Task details:
Only the lines from the one containing "Convert this chart" through the one containing "import * as" should be output, both ends included and exactly as they appear, minus any pictures.

Given information:
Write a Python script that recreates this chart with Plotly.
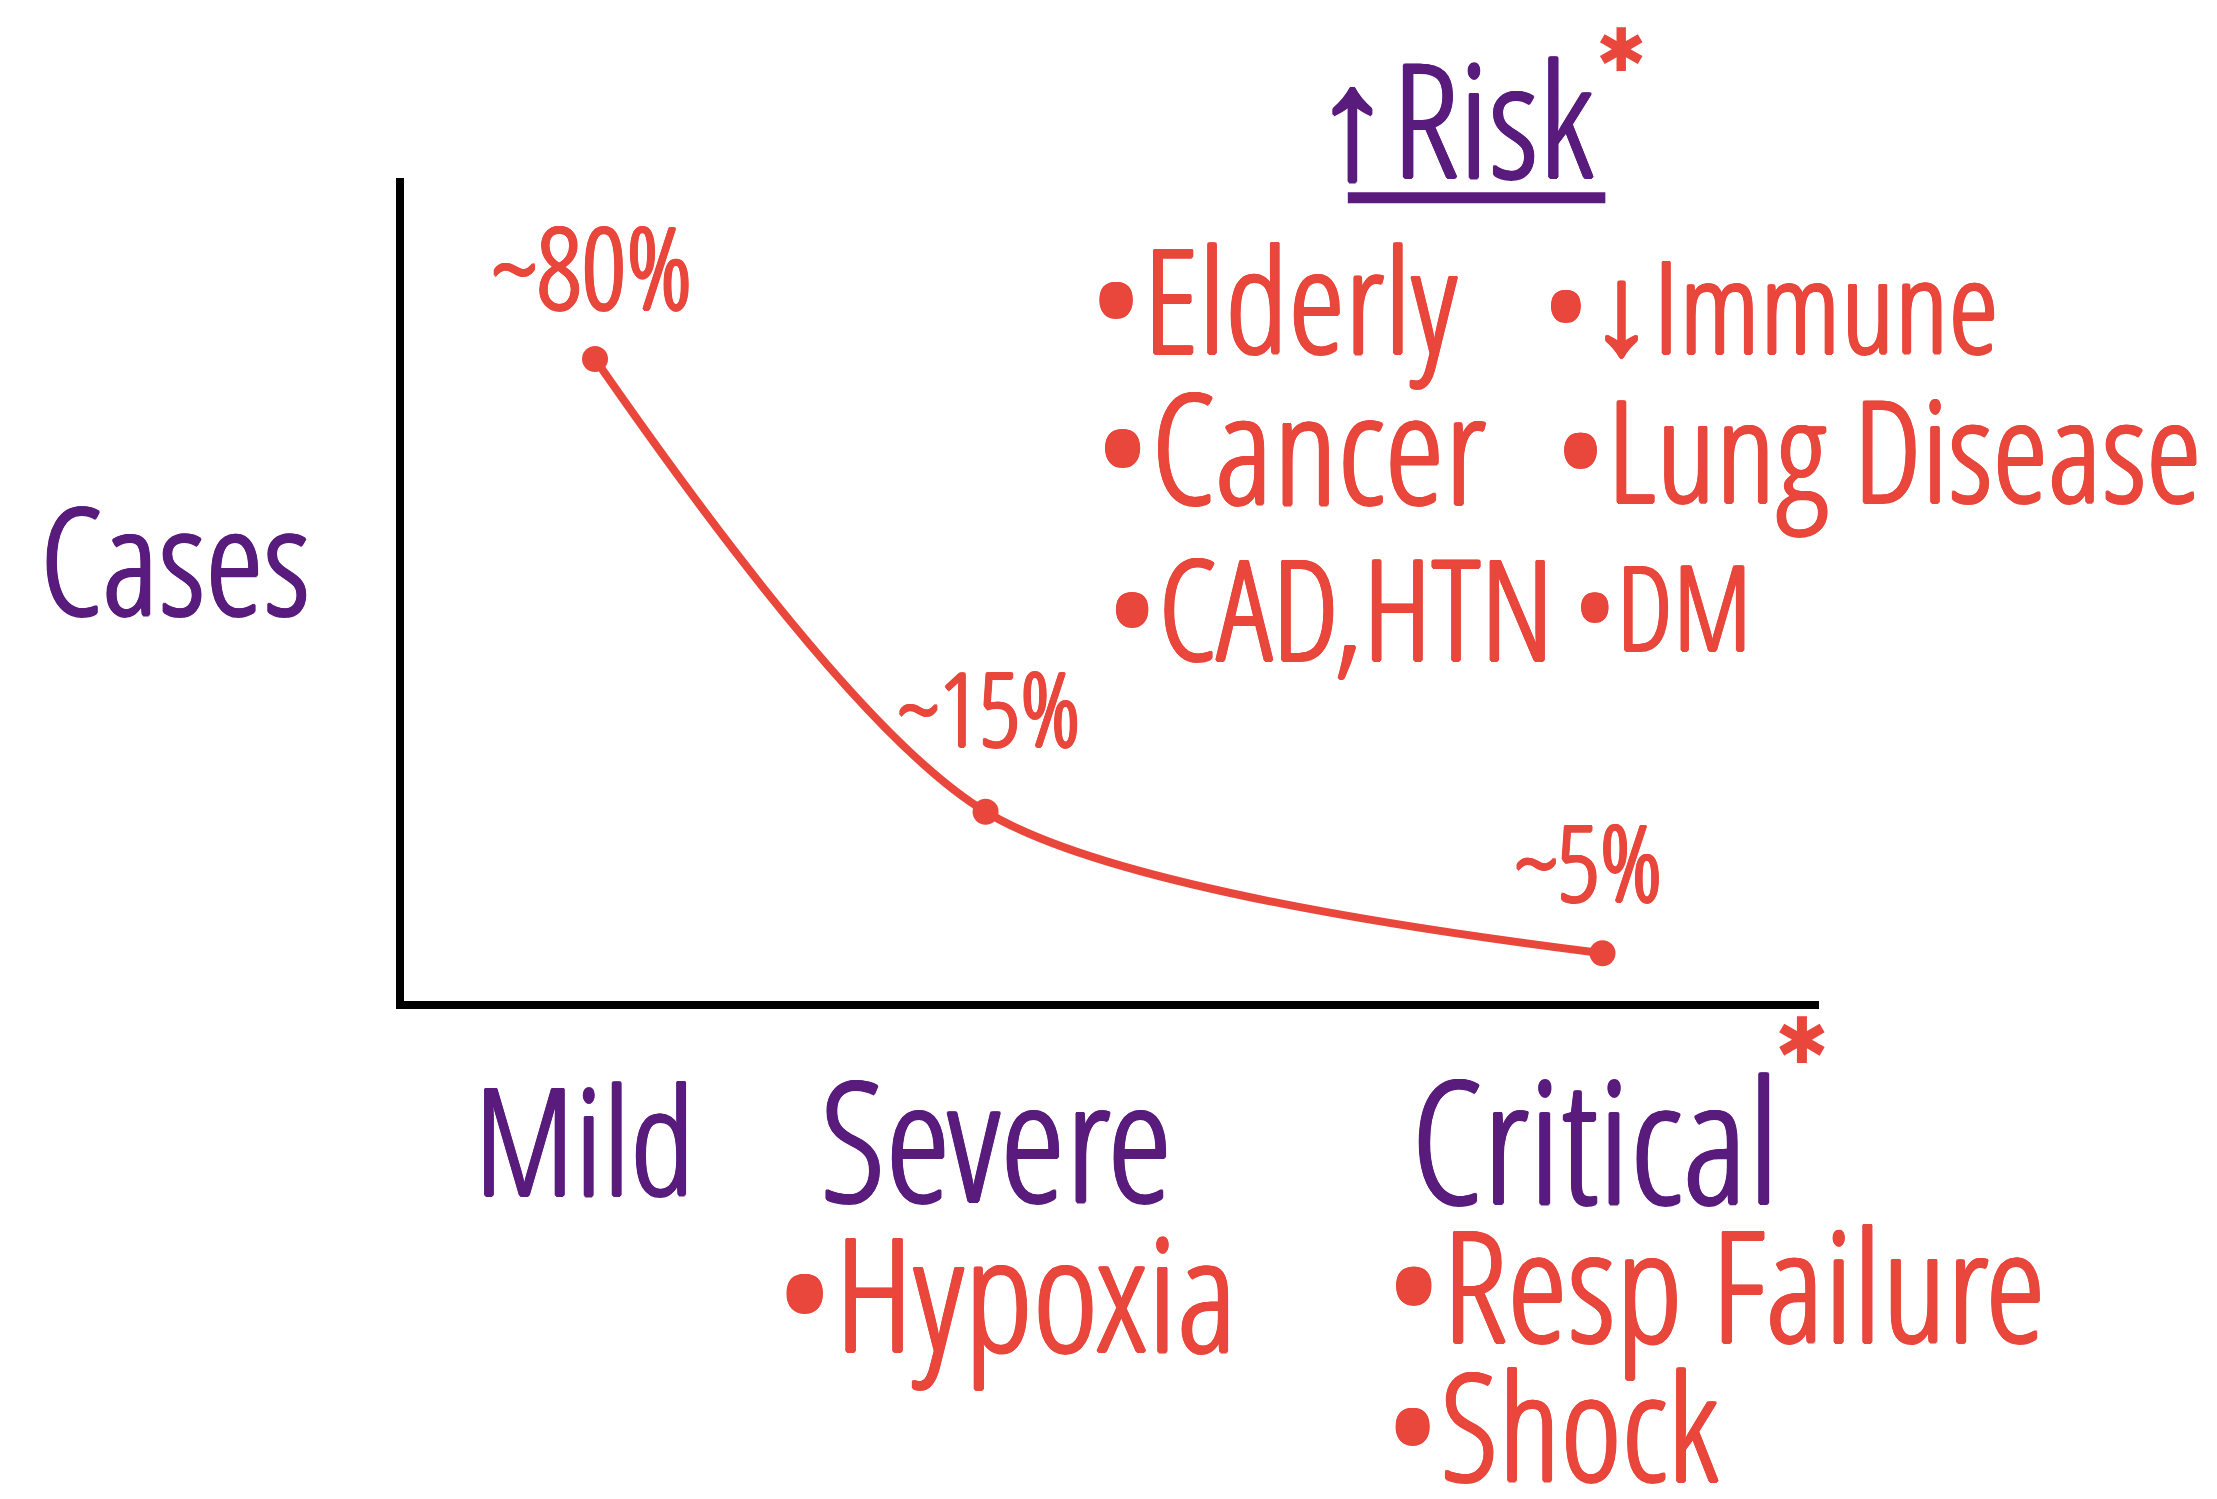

---

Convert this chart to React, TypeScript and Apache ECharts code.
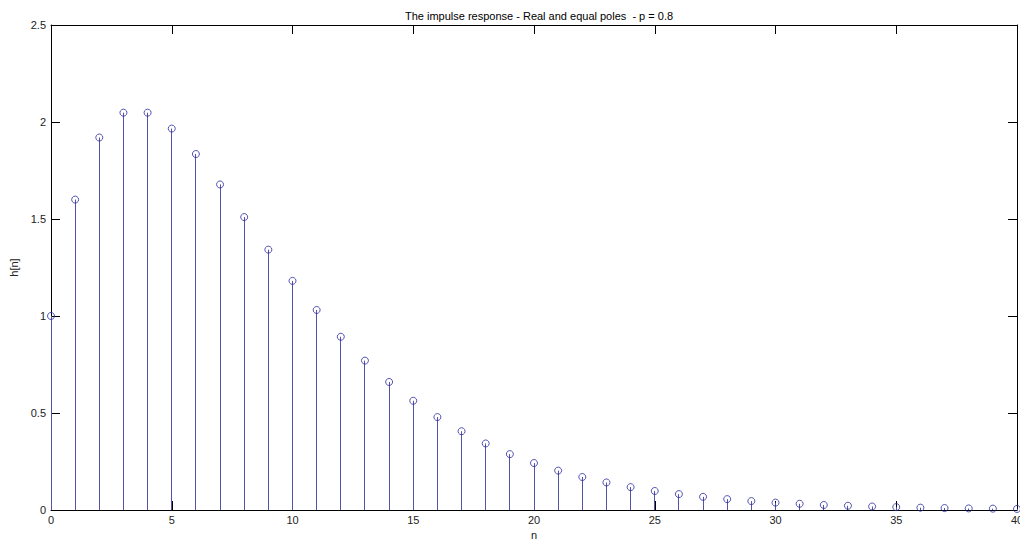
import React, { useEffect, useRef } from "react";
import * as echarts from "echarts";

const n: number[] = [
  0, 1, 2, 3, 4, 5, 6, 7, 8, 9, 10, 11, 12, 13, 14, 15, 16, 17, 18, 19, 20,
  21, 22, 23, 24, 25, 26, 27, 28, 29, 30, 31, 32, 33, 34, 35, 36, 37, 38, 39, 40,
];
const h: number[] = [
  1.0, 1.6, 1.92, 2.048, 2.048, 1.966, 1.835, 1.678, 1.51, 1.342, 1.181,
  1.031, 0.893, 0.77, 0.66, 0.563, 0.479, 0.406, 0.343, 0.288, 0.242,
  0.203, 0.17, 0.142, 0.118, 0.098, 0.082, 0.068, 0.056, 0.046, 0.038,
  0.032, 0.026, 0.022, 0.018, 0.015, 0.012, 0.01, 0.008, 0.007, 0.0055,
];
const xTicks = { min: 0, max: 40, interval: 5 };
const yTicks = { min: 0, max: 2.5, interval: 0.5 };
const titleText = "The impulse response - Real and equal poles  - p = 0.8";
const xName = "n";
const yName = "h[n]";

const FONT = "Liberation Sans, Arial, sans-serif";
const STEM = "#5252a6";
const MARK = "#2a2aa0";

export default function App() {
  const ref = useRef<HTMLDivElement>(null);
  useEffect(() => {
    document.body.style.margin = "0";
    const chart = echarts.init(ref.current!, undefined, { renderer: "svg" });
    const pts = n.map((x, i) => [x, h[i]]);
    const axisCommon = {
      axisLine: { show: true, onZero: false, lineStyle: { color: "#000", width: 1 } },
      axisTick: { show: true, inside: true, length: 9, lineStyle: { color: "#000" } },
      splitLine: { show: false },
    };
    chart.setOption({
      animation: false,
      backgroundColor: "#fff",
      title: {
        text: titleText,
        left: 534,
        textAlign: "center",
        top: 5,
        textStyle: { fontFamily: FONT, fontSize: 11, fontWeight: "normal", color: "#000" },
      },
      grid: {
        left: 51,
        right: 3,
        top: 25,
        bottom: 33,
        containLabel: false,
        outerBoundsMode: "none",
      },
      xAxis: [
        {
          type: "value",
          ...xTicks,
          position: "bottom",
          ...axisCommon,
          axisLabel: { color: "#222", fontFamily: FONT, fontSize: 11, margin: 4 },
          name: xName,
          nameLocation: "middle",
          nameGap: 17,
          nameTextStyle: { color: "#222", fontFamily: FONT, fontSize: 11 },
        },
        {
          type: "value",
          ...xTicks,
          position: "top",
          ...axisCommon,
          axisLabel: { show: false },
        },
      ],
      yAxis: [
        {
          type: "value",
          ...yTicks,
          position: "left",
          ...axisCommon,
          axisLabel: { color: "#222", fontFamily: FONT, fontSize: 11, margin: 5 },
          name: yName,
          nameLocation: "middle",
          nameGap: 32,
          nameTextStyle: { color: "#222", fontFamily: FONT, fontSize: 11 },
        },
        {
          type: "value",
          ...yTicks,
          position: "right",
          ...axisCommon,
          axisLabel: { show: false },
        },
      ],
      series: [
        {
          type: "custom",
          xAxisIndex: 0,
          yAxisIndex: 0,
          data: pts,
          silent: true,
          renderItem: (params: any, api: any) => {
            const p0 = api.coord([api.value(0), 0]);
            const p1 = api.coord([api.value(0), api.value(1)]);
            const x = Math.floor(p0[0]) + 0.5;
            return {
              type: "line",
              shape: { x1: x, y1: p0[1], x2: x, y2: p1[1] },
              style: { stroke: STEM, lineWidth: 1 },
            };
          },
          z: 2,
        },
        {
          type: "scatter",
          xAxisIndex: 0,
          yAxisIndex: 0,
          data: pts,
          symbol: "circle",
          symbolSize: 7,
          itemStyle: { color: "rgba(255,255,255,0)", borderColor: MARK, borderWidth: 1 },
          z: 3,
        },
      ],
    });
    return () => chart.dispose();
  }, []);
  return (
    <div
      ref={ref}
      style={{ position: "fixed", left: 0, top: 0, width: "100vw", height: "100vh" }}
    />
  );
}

Final result:
Convert this chart to React, TypeScript and Apache ECharts code.
import React, { useEffect, useRef } from "react";
import * as echarts from "echarts";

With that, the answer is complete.